1 It is impossible to marvel at the hard-heartedness and indiscretion of the medical men in many establishments for patients of this kind, who, without attempting to discover the true and only efficacious mode of curing such disease, which is by homoeopathic medicinal (antipsoric) means, content themselves with torturing these most pitiable of all human beings with the most violent blows and other painful torments. By this unconscientious and revolting procedure they debase themselves beneath the level of the turnkeys in a house of correction, for the latter inflict such chastisement as the duty devolving on their office, and on criminals only, whilst the former appear, from a humiliating consciousness of their uselessness as physicians, only to vent their spite at the supposed incurability of mental diseases in harshness towards the pitiable, innocent sufferers, for they are too ignorant to be of any use and too indolent to adopt a judicious mode of treatment.
§ 229
On the other hand, contradiction, eager explanations, rude corrections and invectives, as also weak, timorous yielding, are quite out of place with such patients; they are equally pernicious modes of treating mental and emotional maladies. But such patients are most of all exasperated and their complaint aggravated by contumely, fraud, and deceptions that they can detect.

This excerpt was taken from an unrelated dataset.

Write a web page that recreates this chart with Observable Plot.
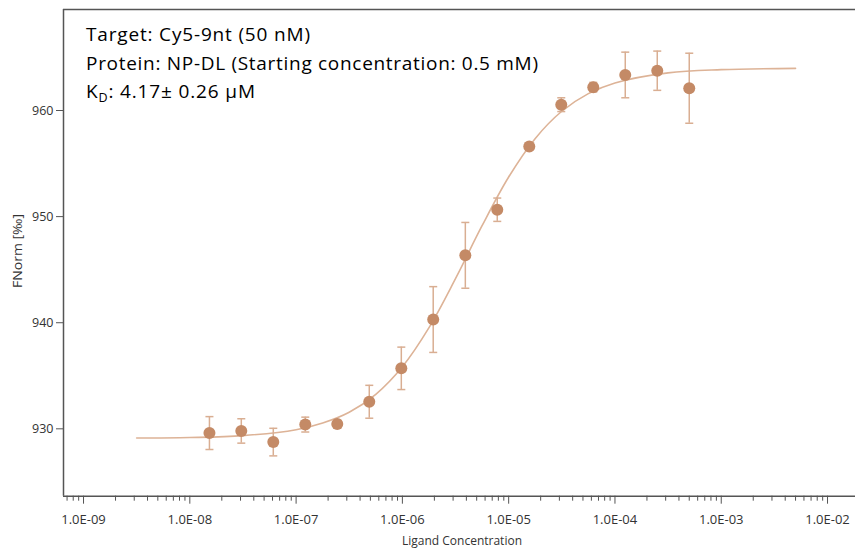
<!DOCTYPE html>
<html>
<head>
<meta charset="utf-8">
<script src="https://cdn.jsdelivr.net/npm/d3@7"></script>
<script src="https://cdn.jsdelivr.net/npm/@observablehq/plot@0.6"></script>
<style>
  html, body { margin: 0; padding: 0; background: #fff; }
  #chart svg { display: block; }
</style>
</head>
<body>
<div id="chart"></div>
<script>
// ---- Data ----
const concentrations = [1.53e-8, 3.05e-8, 6.1e-8, 1.22e-7, 2.44e-7, 4.88e-7, 9.77e-7, 1.95e-6, 3.91e-6, 7.81e-6, 1.5625e-5, 3.125e-5, 6.25e-5, 1.25e-4, 2.5e-4, 5e-4];
const fnorm = [929.6, 929.8, 928.75, 930.4, 930.45, 932.55, 935.7, 940.3, 946.35, 950.65, 956.6, 960.55, 962.2, 963.35, 963.75, 962.1];
const fnormError = [1.55, 1.15, 1.3, 0.7, 0.35, 1.55, 2.0, 3.1, 3.1, 1.1, 0.2, 0.65, 0.45, 2.15, 1.85, 3.3];

const fitConcentrations = [3.16e-9, 1e-8, 3.16e-8, 1e-7, 1.78e-7, 3.16e-7, 5.62e-7, 1e-6, 1.78e-6, 3.16e-6, 5.62e-6, 1e-5, 1.78e-5, 3.16e-5, 5.62e-5, 1e-4, 3.16e-4, 1e-3, 5e-3];
const fitValues = [929.13, 929.18, 929.36, 929.92, 930.55, 931.56, 933.25, 935.85, 939.53, 944.15, 949.14, 953.73, 957.37, 959.93, 961.59, 962.6, 963.55, 963.85, 963.97];

const xTicks = [1e-9, 1e-8, 1e-7, 1e-6, 1e-5, 1e-4, 1e-3, 1e-2];
const xTickLabels = ["1.0E-09", "1.0E-08", "1.0E-07", "1.0E-06", "1.0E-05", "1.0E-04", "1.0E-03", "1.0E-02"];
const minorMultipliers = [2, 3, 4, 5, 6, 7, 8, 9];
const yTicks = [930, 940, 950, 960];

const annotationLines = ["Target: Cy5-9nt (50 nM)", "Protein: NP-DL (Starting concentration: 0.5 mM)"];
const kdText = ": 4.17\u00B1 0.26 \u00B5M";
const xLabel = "Ligand Concentration";
const yLabel = "FNorm [\u2030]";

// ---- Build tables ----
const points = concentrations.map((c, i) => ({c, v: fnorm[i], e: fnormError[i]}));
const fit = fitConcentrations.map((c, i) => ({c, v: fitValues[i]}));
const minorTicks = [1e-10, ...xTicks].flatMap(d => minorMultipliers.map(m => d * m));

const xDomain = [6.48e-10, 0.01833];
const yDomain = [923.65, 969.52];

const capSymbol = {
  draw(context) {
    context.moveTo(-4, 0);
    context.lineTo(4, 0);
  }
};

const dotColor = "#C48A66";
const barColor = "#D9AE92";
const fitColor = "#DDB397";
const axisColor = "#555";
const textColor = "#333";

const svg = Plot.plot({
  width: 855,
  height: 554,
  marginLeft: 63,
  marginRight: 0,
  marginTop: 9,
  marginBottom: 58.3,
  style: {fontFamily: "'Open Sans', sans-serif", background: "#fff"},
  x: {type: "log", domain: xDomain},
  y: {domain: yDomain},
  marks: [
    Plot.ruleX([xDomain[0]], {stroke: axisColor, strokeWidth: 1.5}),
    Plot.ruleY(yDomain, {stroke: axisColor, strokeWidth: 1.5}),
    Plot.axisX(minorTicks.filter(d => d >= xDomain[0] && d <= xDomain[1]), {
      tickSize: 5, tickFormat: () => "", stroke: axisColor, label: null
    }),
    Plot.axisX(xTicks, {
      tickSize: 8, tickPadding: 11, fontSize: 13, stroke: axisColor, fill: textColor,
      tickFormat: d => xTickLabels[xTicks.indexOf(d)], label: null
    }),
    Plot.axisY(yTicks, {
      tickSize: 7, tickPadding: 3, fontSize: 12.5, stroke: axisColor, fill: textColor,
      tickFormat: d => String(d), label: null
    }),
    Plot.line(fit, {x: "c", y: "v", stroke: fitColor, strokeWidth: 1.6, curve: "catmull-rom"}),
    Plot.ruleX(points, {x: "c", y1: d => d.v - d.e, y2: d => d.v + d.e, stroke: barColor, strokeWidth: 1.5}),
    Plot.dot(points, {x: "c", y: d => d.v - d.e, symbol: capSymbol, r: 4, stroke: barColor, strokeWidth: 1.5, fill: "none"}),
    Plot.dot(points, {x: "c", y: d => d.v + d.e, symbol: capSymbol, r: 4, stroke: barColor, strokeWidth: 1.5, fill: "none"}),
    Plot.dot(points, {x: "c", y: "v", r: 6, fill: dotColor, stroke: "none"})
  ]
});

const s = d3.select(svg);
const annot = s.append("g")
  .attr("font-family", "'Open Sans', sans-serif")
  .attr("font-size", 19)
  .attr("text-anchor", "start")
  .attr("fill", "#000");
const lineWidths = [224, 452];
annotationLines.forEach((t, i) => {
  annot.append("text")
    .attr("x", 86).attr("y", 41 + i * 28.5)
    .attr("textLength", lineWidths[i]).attr("lengthAdjust", "spacing")
    .text(t);
});
const kd = annot.append("text").attr("x", 86).attr("y", 41 + 2 * 28.5)
  .attr("textLength", 169).attr("lengthAdjust", "spacing");
kd.append("tspan").text("K");
kd.append("tspan").attr("font-size", 12.5).attr("dy", 4).text("D");
kd.append("tspan").attr("dy", -4).text(kdText);

s.append("text")
  .attr("x", 462).attr("y", 545)
  .attr("text-anchor", "middle")
  .attr("font-family", "'Open Sans', sans-serif")
  .attr("font-size", 12)
  .attr("fill", textColor)
  .text(xLabel);

s.append("text")
  .attr("transform", "translate(22,251) rotate(-90)")
  .attr("text-anchor", "middle")
  .attr("font-family", "'Open Sans', sans-serif")
  .attr("font-size", 12)
  .attr("textLength", 74)
  .attr("lengthAdjust", "spacingAndGlyphs")
  .attr("fill", textColor)
  .text(yLabel);

document.getElementById("chart").appendChild(svg);
</script>
</body>
</html>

The physician and keeper must always pretend to believe them to be possessed of reason.
All kinds of external disturbing influences on their senses and disposition should be if possible removed; there are no amusements for their clouded spirit, no salutary distractions, no means of instruction, no soothing effects from conversation, books or other things for the soul that pines or frets in the chains of the diseased body, no invigoration for it, but the care; it is only when the bodily health is changed for the better that tranquillity and comfort again beam upon their mind.1
1 Foot-note in Sixth Edition only.
The treatment of the violent insane manic and melancholic can take place only in an institution specially arranged for their treatment but not within the family circle of the patient.
§ 230
If the antipsoric remedies selected for each particular case of mental or emotional disease (there are incredibly numerous varieties of them) be quite homoeopathically suited for the faithfully traced picture of the morbid state, which, if there be a sufficient number of this kind of medicines known in respect of their pure effects, is ascertained by an indefatigable search for the most appropriate homoeopathic remedy all the more easily, as the emotional and mental state, constituting the principal symptom of such a patient, is so unmistakably perceptible, – then the most striking improvement in no very long time, which could not be brought about by physicking the patient to death with the largest oft – repeated doses of all other unsuitable (allopathic) medicines. Indeed, I can confidently assert, from great experience, that the vast superiority of the homoeopathic system over all other conceivable methods of the treatment is nowhere displayed in a more triumphant light than in mental and emotional diseases of long standing, which originally sprang from corporeal maladies or were developed simultaneously with them.